The 2009 International Dancehall Queen at the Pier One Complex in Montego Bay was 26-year old Tavia Morris, an Ocho Rios-based exotic dancer. She walked away with the title, beating Ursula Fyce from Poland and Tiffany Hewitt from Kingston, into second and third place respectively.
-Cover photo by Adrian Frater
WESTERN MIRROR JAMAICA Article:
ENTERTAINMENT: Former Dancehall Queens wants to be a DeeJay
No. 130 Friday, August 20, 2010
By Joel Lawson
If things go as expected, Tavia Morris could be on the roster for the 2011 Reggae Sumfest season. This is the dream of the 2009 Dance queen.

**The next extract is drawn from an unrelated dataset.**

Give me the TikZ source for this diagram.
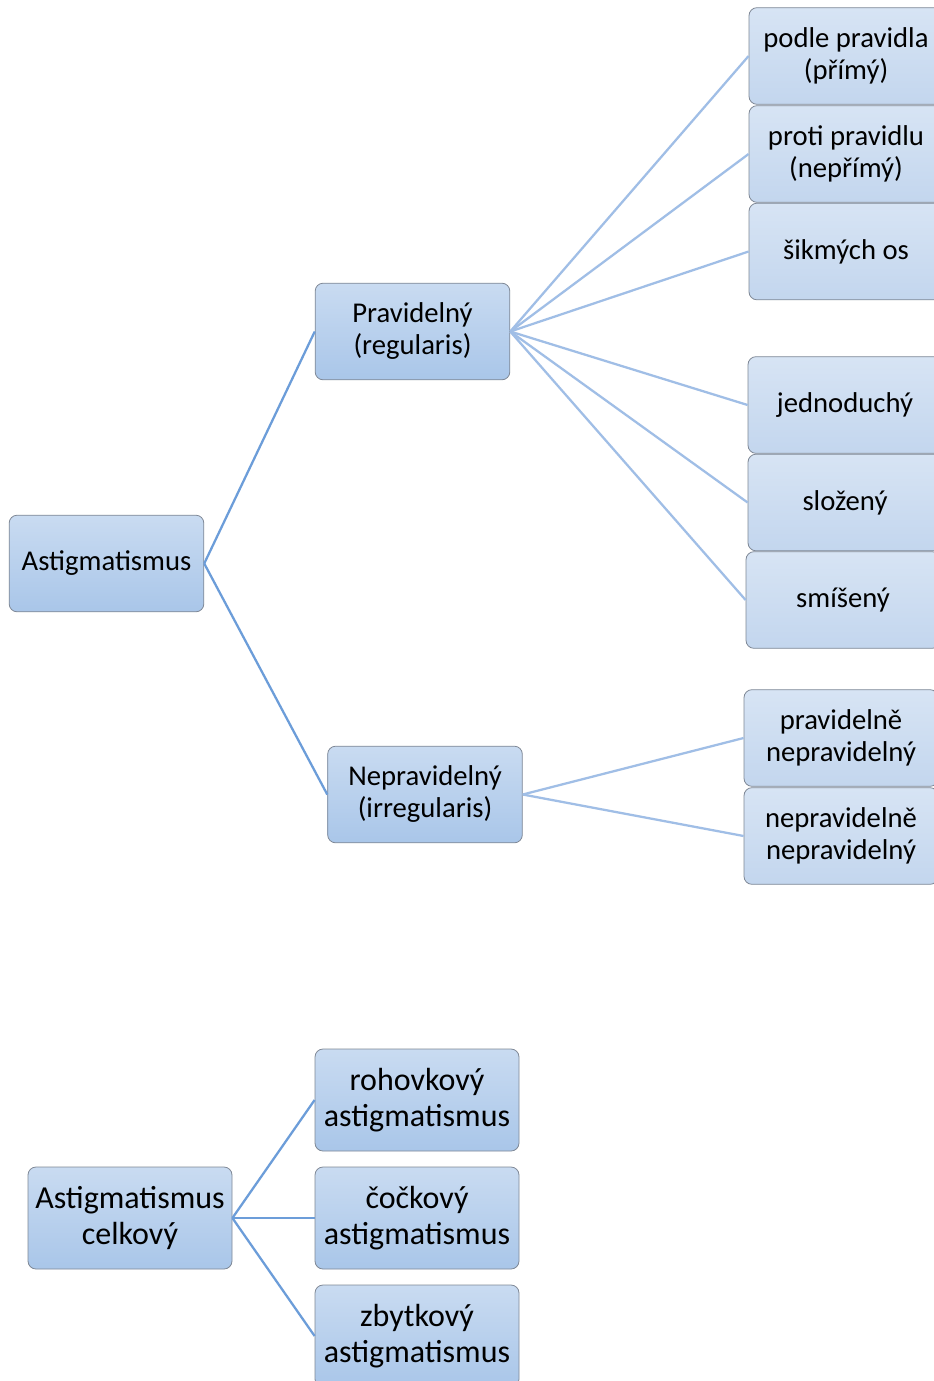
\documentclass[tikz,border=0pt]{standalone}
\usepackage{fontspec}
\setmainfont{Carlito}
\usepackage{tikz}
\usetikzlibrary{positioning}

\definecolor{boxtop}{HTML}{C9DBF1}
\definecolor{boxbot}{HTML}{A9C6E9}
\definecolor{leaftop}{HTML}{D7E4F4}
\definecolor{leafbot}{HTML}{C3D6EE}
\definecolor{boxline}{HTML}{7F8896}
\definecolor{linkone}{HTML}{6C9DD9}
\definecolor{linktwo}{HTML}{A0BEE6}

\begin{document}
\begin{tikzpicture}[
        x=0.75pt, y=-0.75pt,
        box/.style={draw=boxline, line width=0.6pt, rounded corners=6pt, align=center,
            top color=boxtop, bottom color=boxbot,
            minimum width=146pt, minimum height=72.5pt, inner sep=2pt,
            font=\fontsize{21.5}{24}\selectfont},
        leaf/.style={box, top color=leaftop, bottom color=leafbot, minimum width=145.5pt},
        bigbox/.style={box, minimum width=153pt, minimum height=76.5pt,
            font=\fontsize{24}{26.5}\selectfont},
        link/.style={draw=linkone, line width=1.7pt},
        sublink/.style={draw=linktwo, line width=1.7pt},
    ]
        \clip (0,0) rectangle (934,1381);
        \fill[white] (0,0) rectangle (934,1381);
        % first tree
        \node[box] (astig) at (106.5,563.5) {Astigmatismus};
        \node[box] (prav) at (412.5,331.5) {Pravidelný\\(regularis)};
        \node[box] (neprav) at (425,794.5) {Nepravidelný\\(irregularis)};
        \node[leaf] (podle) at (846,56) {podle pravidla\\(přímý)};
        \node[leaf] (proti) at (846,154) {proti pravidlu\\(nepřímý)};
        \node[leaf] (sikm) at (846,251.5) {šikmých os};
        \node[leaf] (jedn) at (845,405) {jednoduchý};
        \node[leaf] (sloz) at (845,502.5) {složený};
        \node[leaf] (smis) at (843,600) {smíšený};
        \node[leaf] (pnep) at (841,738) {pravidelně\\nepravidelný};
        \node[leaf] (nnep) at (841,836) {nepravidelně\\nepravidelný};
        \draw[link] (astig.east) -- (prav.west);
        \draw[link] (astig.east) -- (neprav.west);
        \foreach \n in {podle,proti,sikm,jedn,sloz,smis}
            \draw[sublink] (prav.east) -- (\n.west);
        \foreach \n in {pnep,nnep}
            \draw[sublink] (neprav.east) -- (\n.west);
        % second tree
        \node[bigbox] (celk) at (130,1218) {Astigmatismus\\celkový};
        \node[bigbox] (rohov) at (417,1100) {rohovkový\\astigmatismus};
        \node[bigbox] (cock) at (417,1218) {čočkový\\astigmatismus};
        \node[bigbox] (zbyt) at (417,1336) {zbytkový\\astigmatismus};
        \foreach \n in {rohov,cock,zbyt}
            \draw[link] (celk.east) -- (\n.west);
    \end{tikzpicture}
\end{document}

When Tavia Morris gently placed her crown on the head of Kristal Anderson on Saturday, July 31, 2010 at Pier One in Montego Bay, it signaled the end of her reign as Dancehall Queen. She said it was an interesting 12 months. Her reign took her to Barbados and Europe.
Aspiring dancehall queens met her on her trips and expressed their joy at having her in their respective towns.
When Tavia won the title in 2009, it brought relief to the Jamaican audience because she endured a failed bid to prevent the Red Label Wine International Dancehall Queen title from leaving Jamaica’s shore back in 2008.
But a determined Tavia returned to the stage last year (Aug. 1, 2009) to get the better of 35 other girls to restore pride and joy to the island by bringing back the title from Canada. The buzz was stronger in the district of Mt. Salem where the new and 13th queen resides in the community of Catherine Mount.
“Last year Tavia climb pole and lost,” said her hairdresser, fighting back tears of joy right after it was announced that Tavia had won the coveted crown.
“This year mi seh, Tavia, don’t climb no pole.” However, it was a different situation for Tavia’s little sister who was busy wiping away trickles of tears after evading a tight security to present herself on stage for the coronation.
Just like she did the previous year (i.e. 2008) the 26-year-old nail technician copped the prize for “Best Costume” and was the only Jamaican to win anything at all. It was an embarrassing 2008 for the Jamaican girls as not one of them could make it to the winners’ podium. That had never happened before in the 13 years of the competition.
With all that behind her, Tavia is now raising the bar to achieve her real goal. Just watching Mavado, (Bounty Killer, to some extent), Tavia wants to exude some stage personality like that. She says she is not wasting any time, because the same ambition which enabled her to win the dancehall queen title is still alive and could pilot her onto the Sumfest stage next year.
The $350,000 she won last year has been wisely invested, she insists. It’s on fixed deposit. She has a nine-year-old daughter, Quianna.